An Analogy.—1. I have somewhere read that a wicked set of Jews, probably, when rebuked for wickedness, replied, 'What! are we not the peculiar people of God? Strange, then, if we may not have a privilege more than others to do wrong!' The wretches fancied that to be the people of God—the chosen people—implied a license to do wrong, and had a man told them, No, it was just the other way; they were to be better than others, absolutely, they would have trembled with wrath.
2. Precisely the same idea, I am sure, lurks in many minds as to repentance. It is odious to think of, this making God the abettor and encourager of evil; but I am sure it is so, viz., that, because God has said He will have mercy on the penitent, they fancy that, as the chief consequence from that doctrine, they may commit sins without anxiety; though others, not under the Christian privilege, would be called to account for the same sin, penitent or not penitent. But they—such is their thought—are encouraged to sin by the assurance that repentance will always be open to them, and this they may pursue at leisure.

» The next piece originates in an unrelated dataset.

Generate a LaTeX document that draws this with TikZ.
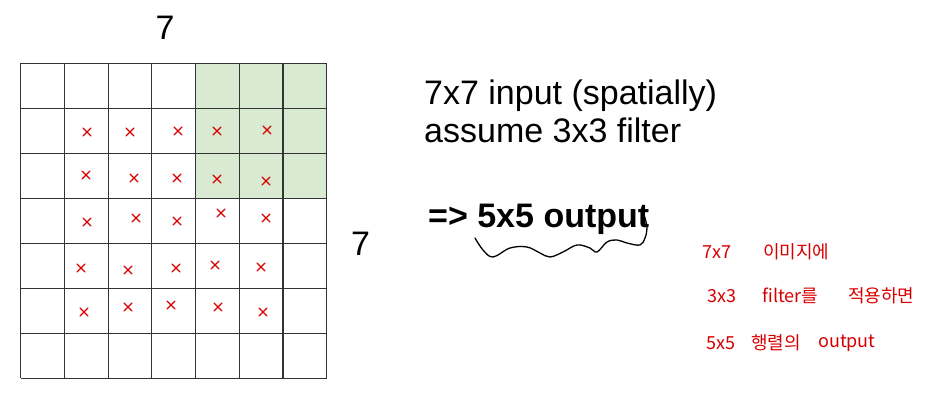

Now, if a man should say: 'But, my friends, this means real penitence;' they would reply, 'Oh, but we mean real penitence.' 'Well, if you do, you must know that that is not always possible.' 'Not possible!' Then make them understand that; they will roar with wrath, and protest against it as no privilege at all.
The literal interpretation of the Mosaic Cosmogony is the very expression of a barbarian mind and people, relying so far on magic as to make all natural process of generation or production impossible, relying so far on natural processes as to make the fiat of supreme power evidently inapplicable. It is exactly the Minerva of the Pagans draggled in her skirts.